Using colonization to describe things that happen in the tech sector or any sector in modern life is hyperbole that waters down the actual brutality of colonization. It’s like comparing anyone to Hitler or anything to the Holocaust. No one is like Hitler and nothing is like the Holocaust. It’s gross because it undermines what those people actually went through. Stop doing it. It cheapens your argument and makes you look unserious.

“The Bauhaus’s industrial design [and mass production] were super revolutionary ideas in the context of Europe. But when that travels to North America, to India, to Africa, even China and Japan, it becomes the tool of colonization.

This just isn’t grounded in any reality. Companies that enter Asian, African or Indian markets don’t last very long if they’re pushing western products. Do you know why KFC, IKEA, or BMW are successful in Asia? Because they changed their business models, products and designs to fit cultural tastes.

Rule 9: Hire not just for diversity of demographics, but diversity of experience

Again, this is correct but I’m becoming a broken record on this. The demographics of people who actively pursue tech as a career choice is specific because of the nature of tech. The solution to this problem is not through design.

Rule 10: Don’t conflate pity with empathy, and put in the personal work

“I come from a counseling and human services background, and I made a career switch into tech a few years ago,” says Vivianne Castillo, a UX researcher and founder of the professional growth network HmntyCntrd. “I remember being excited about tech, and how UX spoke to people being empathetic and human-centered. But after entering the industry, I learned most conversations around empathy are bullshit.

“There’s a fine line between empathy and pity. When you design experiences out of pity, you design things that not only aren’t sustainable, but often cause more harm. They’re not taking into consideration cultural context and how our unconscious bias can seep into design decisions.

“For me, I’ve always been amazed by, for how much our industry talks about being human-centered and inclusive, we talk little about the personal work that’s required and necessary to do our best professional work.

“Let’s have a conversation about the role of shame within [design] research, and how that changes your process and the way you interpret [information], and how that leads to design decisions. Let’s talk about how there’s a lack of curriculum on cultural competency. And how privilege plays a role in that.

“Working in UX and tech, in theory, we should be the most comfortable talking about things like white supremacy and systemic and institutionalized bias, and racism, because we talk about being human-centered. A lot of leaders who lead bias and thought work tend to be in the majority white, middle upper class, and a lot are men.
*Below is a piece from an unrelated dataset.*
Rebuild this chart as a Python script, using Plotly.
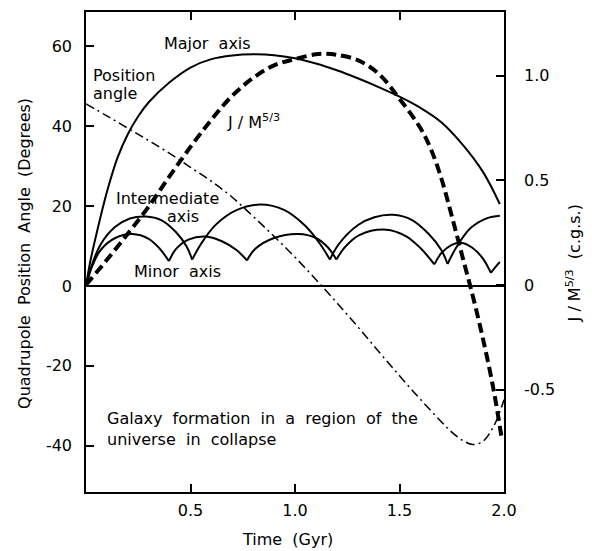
import plotly.graph_objects as go

# ---- data ----
major_x = [0, 0.02, 0.05, 0.1, 0.15, 0.2, 0.25, 0.3, 0.4, 0.5, 0.6, 0.7, 0.8, 0.9, 1.0, 1.1, 1.2, 1.3, 1.4, 1.5, 1.6, 1.7, 1.8, 1.9, 1.98]
major_y = [0, 6, 13, 23.5, 32, 38, 42.5, 46, 51, 54.7, 56.8, 57.7, 58, 57.8, 57, 55.7, 54, 52, 49.8, 47.4, 44.6, 41, 35.5, 28.5, 20.5]

# intermediate axis: arcs between cusps
inter_arcs_x = [
    [0, 0.03, 0.07, 0.14, 0.21, 0.286, 0.36, 0.43, 0.48, 0.508],
    [0.508, 0.55, 0.62, 0.72, 0.833, 0.95, 1.05, 1.12, 1.167],
    [1.167, 1.21, 1.3, 1.38, 1.468, 1.56, 1.64, 1.7, 1.73],
    [1.73, 1.77, 1.84, 1.92, 1.98],
]
inter_arcs_y = [
    [0, 5.5, 10.4, 14.8, 16.9, 17.4, 16.5, 13.5, 10, 6.6],
    [6.6, 10.5, 15.3, 19, 20.4, 19, 15, 10.5, 6.6],
    [6.6, 10.5, 15.2, 17.2, 17.8, 16.5, 13, 9, 5.5],
    [5.5, 9.5, 14.5, 17, 17.6],
]

# minor axis: arcs between cusps
minor_arcs_x = [
    [0, 0.03, 0.07, 0.14, 0.222, 0.3, 0.35, 0.397],
    [0.397, 0.43, 0.49, 0.571, 0.65, 0.72, 0.77],
    [0.77, 0.81, 0.9, 1.016, 1.1, 1.16, 1.198],
    [1.198, 1.24, 1.31, 1.436, 1.53, 1.6, 1.667],
    [1.667, 1.7, 1.75, 1.794, 1.85, 1.9, 1.937],
    [1.937, 1.96, 1.98],
]
minor_arcs_y = [
    [0, 5, 9, 12, 13.0, 11.8, 9.5, 6.2],
    [6.2, 9.2, 11.6, 12.4, 11.2, 9, 6.4],
    [6.4, 9.3, 12, 13.0, 12, 9.5, 6.6],
    [6.6, 9.8, 12.8, 14.1, 12.5, 9.5, 5.4],
    [5.4, 8.2, 10.3, 10.8, 9.5, 6.8, 3.3],
    [3.3, 4.8, 6],
]

pos_x = [0, 0.1, 0.2, 0.3, 0.4, 0.5, 0.6, 0.7, 0.8, 0.9, 1.0, 1.1, 1.2, 1.3, 1.4, 1.5, 1.6, 1.7, 1.75, 1.8, 1.85, 1.9, 1.95, 1.98, 2.0]
pos_y = [45.6, 42.6, 39.5, 36.4, 33.2, 29.7, 26.2, 22.2, 17.4, 12.4, 7.2, 1.6, -4.2, -10.2, -16.4, -22.5, -28.4, -34.0, -36.6, -38.6, -39.7, -38.9, -35.2, -31.5, -28.5]

j_x = [0, 0.1, 0.2, 0.3, 0.4, 0.5, 0.6, 0.7, 0.8, 0.9, 1.0, 1.1, 1.15, 1.2, 1.3, 1.4, 1.5, 1.6, 1.65, 1.7, 1.75, 1.8, 1.85, 1.9, 1.95, 1.99]
j_y = [0, 0.12, 0.245, 0.375, 0.52, 0.66, 0.79, 0.905, 0.99, 1.05, 1.08, 1.103, 1.105, 1.10, 1.075, 1.01, 0.89, 0.75, 0.65, 0.51, 0.33, 0.14, -0.05, -0.26, -0.5, -0.74]

x_ticks = [0.5, 1.0, 1.5, 2.0]
x_ticklabels = ["0.5", "1.0", "1.5", "2.0"]
yl_ticks = [-40, -20, 0, 20, 40, 60]
yl_ticklabels = ["-40", "-20", "0", "20", "40", "60"]
yr_ticks = [-0.5, 0, 0.5, 1.0]
yr_ticklabels = ["-0.5", "0", "0.5", "1.0"]


def join(arcs):
    out = []
    for i, a in enumerate(arcs):
        if i:
            out.append(None)
        out.extend(a)
    return out


FONT = "DejaVu Sans"
solid = dict(color="black", width=2)

fig = go.Figure()
fig.add_trace(go.Scatter(x=major_x, y=major_y, mode="lines", line=dict(shape="spline", **solid)))
fig.add_trace(go.Scatter(x=join(inter_arcs_x), y=join(inter_arcs_y), mode="lines",
                         line=dict(shape="spline", **solid), connectgaps=False))
fig.add_trace(go.Scatter(x=join(minor_arcs_x), y=join(minor_arcs_y), mode="lines",
                         line=dict(shape="spline", **solid), connectgaps=False))
fig.add_trace(go.Scatter(x=pos_x, y=pos_y, mode="lines",
                         line=dict(color="black", width=1.5, dash="9px,4px,2px,4px", shape="spline")))
fig.add_trace(go.Scatter(x=j_x, y=j_y, mode="lines", yaxis="y2",
                         line=dict(color="black", width=4, dash="10px,5px", shape="spline")))

ann = []
def txt(x, y, s, xanchor="center", xref="x", yref="y", angle=0, size=16):
    ann.append(dict(x=x, y=y, text=s, showarrow=False, xref=xref, yref=yref,
                    xanchor=xanchor, yanchor="middle", textangle=angle,
                    font=dict(family=FONT, size=size, color="black")))

txt(0.579, 60.6, "Major  axis")
txt(0.024, 52.8, "Position", "left")
txt(0.024, 48.1, "angle", "left")
txt(0.665, 41.1, "J / M<sup>5/3</sup>", "left")
txt(0.392, 21.9, "Intermediate")
txt(0.464, 17.5, "axis")
txt(0.438, 3.7, "Minor  axis")
txt(0.091, -33.2, "Galaxy  formation  in  a  region  of  the", "left")
txt(0.091, -38.4, "universe  in  collapse", "left")
txt(-0.146, 0.498, "Quadrupole  Position  Angle  (Degrees)", xref="paper", yref="paper", angle=-90)
txt(1.166, 0.477, "J / M<sup>5/3</sup>  (c.g.s.)", xref="paper", yref="paper", angle=-90)
txt(0.483, -0.0996, "Time  (Gyr)", xref="paper", yref="paper")

# page has an 8px body margin: figure sized so the plot area sits at the reference's pixels
fig.update_layout(
    width=584, height=543,
    margin=dict(l=78, r=88, t=2, b=59),
    paper_bgcolor="white", plot_bgcolor="white",
    showlegend=False,
    font=dict(family=FONT, size=16, color="black"),
    annotations=ann,
    xaxis=dict(range=[0, 2], tickvals=x_ticks, ticktext=x_ticklabels, ticks="inside", ticklen=8,
               tickwidth=1.5, tickcolor="black", showline=True, linecolor="black", linewidth=1.5,
               mirror="ticks", showgrid=False, zeroline=False, ticklabelstandoff=3),
    yaxis=dict(range=[-51.6, 68.6], tickvals=yl_ticks, ticktext=yl_ticklabels, ticks="inside",
               ticklen=8, tickwidth=1.5,
               tickcolor="black", showline=True, linecolor="black", linewidth=1.5, mirror=True,
               showgrid=False, zeroline=True, zerolinecolor="black", zerolinewidth=1.5,
               ticklabelstandoff=9),
    yaxis2=dict(range=[-0.990, 1.305], overlaying="y", side="right", tickvals=yr_ticks,
                ticktext=yr_ticklabels, ticks="inside", ticklen=8, tickwidth=1.5, tickcolor="black",
                showline=False, showgrid=False, zeroline=False, ticklabelstandoff=19),
)

fig.write_html("out.html")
You have a lot of thought leadership for the last several years or so driven by people in the majority with a lot of privilege who don’t necessarily have the awareness skills to drive inclusive [practices].
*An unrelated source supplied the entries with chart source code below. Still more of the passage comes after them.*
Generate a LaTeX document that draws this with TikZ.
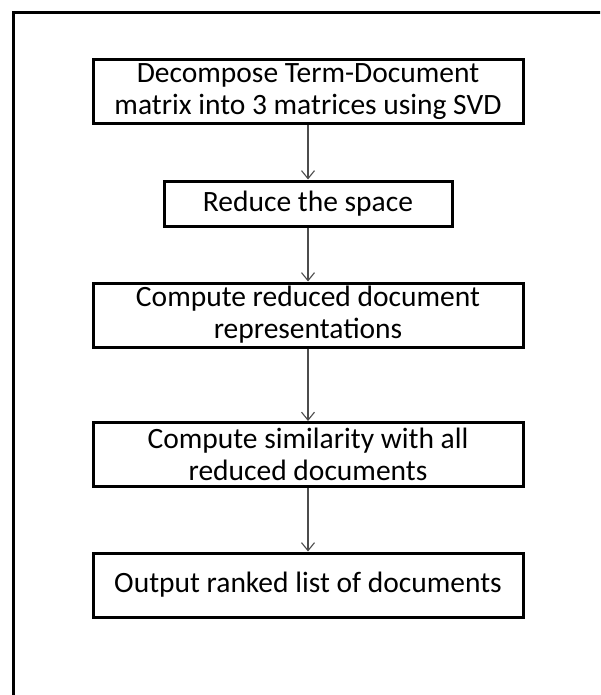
\documentclass[tikz,border=0pt]{standalone}
\usepackage{fontspec}
\setmainfont{Carlito}
\usetikzlibrary{arrows.meta}
\begin{document}
\begin{tikzpicture}[x=1pt,y=-1pt,
  stepbox/.style={draw=black, line width=3pt, inner sep=0pt, align=center,
    font=\fontsize{29.5}{32}\selectfont, minimum width=430pt, minimum height=64pt},
  flow/.style={draw=black!70, line width=1.1pt, -{Straight Barb[length=8pt,width=13pt,line width=1.1pt]}}]
\useasboundingbox (0,0) rectangle (600,695);
\clip (0,0) rectangle (600,695);
\fill[white] (0,0) rectangle (600,695);
\draw[line width=3pt] (13,720) -- (13,13) -- (640,13);
\node[stepbox] (a) at (308,92) {Decompose Term-Document\\matrix into 3 matrices using SVD};
\node[stepbox, minimum width=288pt, minimum height=45pt] (b) at (308,203.5) {Reduce the space};
\node[stepbox] (c) at (308,315) {Compute reduced document\\representations};
\node[stepbox] (d) at (308,454.5) {Compute similarity with all\\reduced documents};
\node[stepbox] (e) at (308,585) {Output ranked list of documents};
\draw[flow] (a) -- (b);
\draw[flow] (b) -- (c);
\draw[flow] (c) -- (d);
\draw[flow] (d) -- (e);
\end{tikzpicture}
\end{document}
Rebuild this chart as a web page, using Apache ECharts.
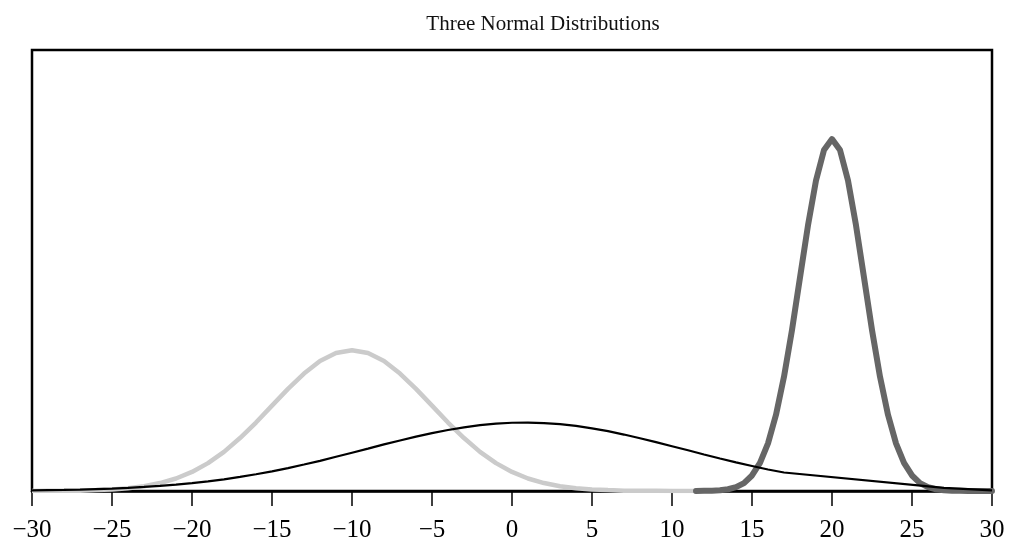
<!DOCTYPE html>
<html>
<head>
<meta charset="utf-8">
<script src="https://cdn.jsdelivr.net/npm/echarts@6/dist/echarts.min.js"></script>
<style>html,body{margin:0;padding:0;background:#fff}#c{width:1017px;height:544px}</style>
</head>
<body>
<div id="c"></div>
<script>
// x positions and densities
const lightX = [-30,-29,-28,-27,-26,-25,-24,-23,-22,-21,-20,-19,-18,-17,-16,-15,-14,-13,-12,-11,-10,-9,-8,-7,-6,-5,-4,-3,-2,-1,0,1,2,3,4,5,6,7,8,9,10,11,12];
const lightY = [0.0000,0.0001,0.0001,0.0002,0.0005,0.0009,0.0016,0.0027,0.0045,0.0071,0.0108,0.0158,0.0222,0.0300,0.0388,0.0484,0.0579,0.0666,0.0737,0.0782,0.0798,0.0782,0.0737,0.0666,0.0579,0.0484,0.0388,0.0300,0.0222,0.0158,0.0108,0.0071,0.0045,0.0027,0.0016,0.0009,0.0005,0.0002,0.0001,0.0001,0.0000,0.0000,0.0000];

const blackX = [-30,-29,-28,-27,-26,-25,-24,-23,-22,-21,-20,-19,-18,-17,-16,-15,-14,-13,-12,-11,-10,-9,-8,-7,-6,-5,-4,-3,-2,-1,0,1,2,3,4,5,6,7,8,9,10,11,12,13,14,15,16,17,27,30];
const blackY = [0.0003,0.0005,0.0006,0.0008,0.0011,0.0014,0.0018,0.0023,0.0029,0.0036,0.0045,0.0055,0.0066,0.0080,0.0095,0.0111,0.0130,0.0150,0.0171,0.0194,0.0217,0.0240,0.0264,0.0286,0.0308,0.0328,0.0346,0.0361,0.0373,0.0382,0.0387,0.0388,0.0385,0.0379,0.0369,0.0355,0.0339,0.0320,0.0299,0.0277,0.0254,0.0231,0.0207,0.0184,0.0162,0.0142,0.0122,0.0105,0.0018,0.0004];

const darkX = [11.5,12,12.5,13,13.5,14,14.5,15,15.5,16,16.5,17,17.5,18,18.5,19,19.5,20,20.5,21,21.5,22,22.5,23,23.5,24,24.5,25,25.5,26,26.5,27,27.5,28,28.5,30];
const darkY = [0.0000,0.0001,0.0002,0.0004,0.0010,0.0022,0.0045,0.0088,0.0159,0.0270,0.0432,0.0648,0.0913,0.1210,0.1506,0.1760,0.1933,0.1995,0.1933,0.1760,0.1506,0.1210,0.0913,0.0648,0.0432,0.0270,0.0159,0.0088,0.0045,0.0022,0.0010,0.0004,0.0002,0.0001,0.0000,0.0000];

const title = 'Three Normal Distributions';
const xTicks = [-30,-25,-20,-15,-10,-5,0,5,10,15,20,25,30];

const zip = (xs, ys) => xs.map((x, i) => [x, ys[i]]);
const serif = '"Liberation Serif","DejaVu Serif",serif';

const chart = echarts.init(document.getElementById('c'), null, {renderer: 'canvas'});
chart.setOption({
  animation: false,
  backgroundColor: '#fff',
  title: {
    text: title, left: 538, top: 9, textAlign: 'center',
    textStyle: {fontFamily: serif, fontSize: 21, fontWeight: 'normal', color: '#111'}
  },
  grid: {left: 32, right: 25, top: 50, bottom: 53, show: true, borderColor: '#000', borderWidth: 2.5, backgroundColor: 'transparent'},
  xAxis: {
    type: 'value', min: xTicks[0], max: xTicks[xTicks.length - 1], interval: 5,
    splitLine: {show: false},
    axisLine: {show: true, onZero: false, lineStyle: {color: '#000', width: 2.5}},
    axisTick: {show: true, inside: false, length: 15, lineStyle: {color: '#000', width: 1.5}},
    axisLabel: {margin: 27, fontFamily: serif, fontSize: 25, color: '#000',
      formatter: v => String(v).replace('-', '\u2212')}
  },
  yAxis: {type: 'value', min: 0, max: 0.25, show: false, splitLine: {show: false}},
  series: [
    {type: 'line', data: zip(lightX, lightY), showSymbol: false, lineStyle: {color: '#cbcbcb', width: 4.5}, z: 1},
    {type: 'line', data: zip(darkX, darkY), showSymbol: false, lineStyle: {color: '#666666', width: 6, join: 'round', cap: 'round'}, z: 2},
    {type: 'line', data: zip(blackX, blackY), showSymbol: false, lineStyle: {color: '#000', width: 2.2}, z: 3}
  ]
});
</script>
</body>
</html>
“Before COVID-19, for so long, we were able to get away with things like [people saying] “I’m human-centered!” instead of anything about putting in the work to understand that. After COVID-19, people are much more aware you can’t separate your personal life from professional life; they’re interdependent of one another.”

The great philosopher, George Costanza once said pity is underrated.

All jokes aside, I have no clue what the hell this section is talking about. I’ve read it three times.

I’ve been really hard on the author here and that’s mostly because he wrote it. However these are just a collection of quotes from various industry leaders or high profile designers. So they share a lot of blame for this silyness.

Some of the problems brought up in this list are real even if they are exaggerated. But none of them can be solved by designers. The solutions to these problems are complex and involve our communities and institutions. If these issues are important to you, there are real ways you can help. Writing this list and telling people to follow these rules ain’t one of them.